# DATASET EXCERPT:

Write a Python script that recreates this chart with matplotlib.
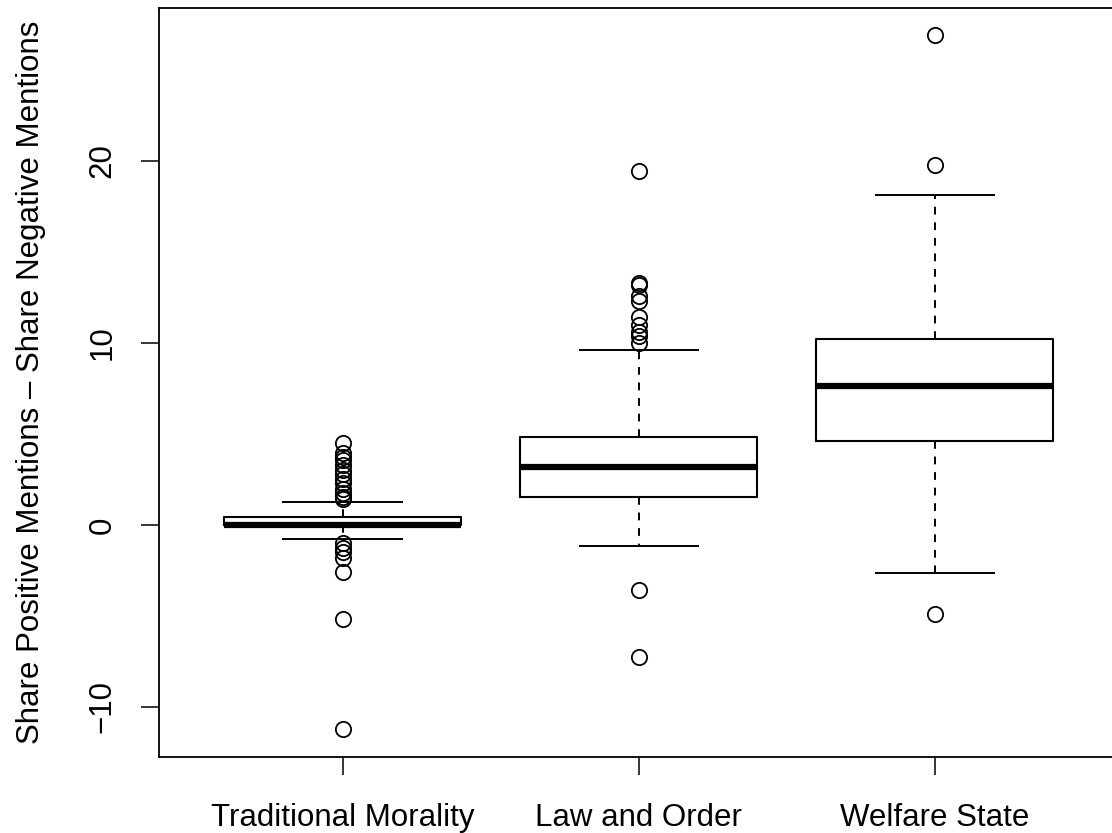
import matplotlib
matplotlib.use('Agg')
import matplotlib.pyplot as plt

plt.rcParams['font.family'] = ['Liberation Sans', 'DejaVu Sans']

# Datos (estadisticos de cada caja)
categorias = ['Traditional Morality', 'Law and Order', 'Welfare State']
q1 = [0.0, 1.55, 4.6]
mediana = [0.0, 3.2, 7.65]
q3 = [0.45, 4.85, 10.2]
bigote_inf = [-0.8, -1.15, -2.65]
bigote_sup = [1.25, 9.6, 18.1]
atipicos = [
    [4.5, 3.95, 3.75, 3.55, 3.3, 3.0, 2.8, 2.5, 2.3, 2.0, 1.75, 1.55, 1.4,
     -1.0, -1.25, -1.5, -1.8, -2.6, -5.15, -11.2],
    [19.45, 13.3, 13.2, 12.6, 12.3, 11.4, 11.0, 10.6, 10.4, 10.0, -3.6, -7.25],
    [26.9, 19.75, -4.9],
]

stats = []
for i, cat in enumerate(categorias):
    stats.append({'label': cat, 'q1': q1[i], 'med': mediana[i], 'q3': q3[i],
                  'whislo': bigote_inf[i], 'whishi': bigote_sup[i],
                  'fliers': atipicos[i]})

fig = plt.figure(figsize=(11.12, 8.33), dpi=100)
# el panel se sale un poco por la derecha, como en el original
ax = fig.add_axes([159 / 1112, 1 - 757 / 833, 959.5 / 1112, 749 / 833])

ax.bxp(stats, positions=[1, 2, 3], widths=0.8, showfliers=True,
       boxprops=dict(color='black', linewidth=1.5),
       medianprops=dict(color='black', linewidth=4.5, solid_capstyle='butt'),
       whiskerprops=dict(color='black', linewidth=1.4, linestyle=(0, (4, 4))),
       capprops=dict(color='black', linewidth=1.4),
       capwidths=0.4,
       flierprops=dict(marker='o', markerfacecolor='none', markeredgecolor='black',
                       markersize=11, markeredgewidth=1.3))

ax.set_xlim(0.38, 3.62)
ax.set_ylim(-12.75, 28.4)
ax.set_yticks([-10, 0, 10, 20])
ax.set_yticklabels(['\u221210', '0', '10', '20'], rotation=90, va='center')
ax.set_xticks([1, 2, 3])
ax.set_xticklabels(categorias)
ax.tick_params(axis='both', direction='out', length=13, width=1.1, labelsize=22.5)
ax.tick_params(axis='x', pad=20)
ax.tick_params(axis='y', pad=17)
ax.set_ylabel('Share Positive Mentions \u2013 Share Negative Mentions', fontsize=22.5, labelpad=30)
for s in ax.spines.values():
    s.set_linewidth(1.3)

plt.savefig('out.png', dpi=100)
plt.close()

# BRIEF:
Check the data for the word "matplotlib" and pull out the lines that have it.

# THE SOLUTION:
Write a Python script that recreates this chart with matplotlib.
import matplotlib
matplotlib.use('Agg')
import matplotlib.pyplot as plt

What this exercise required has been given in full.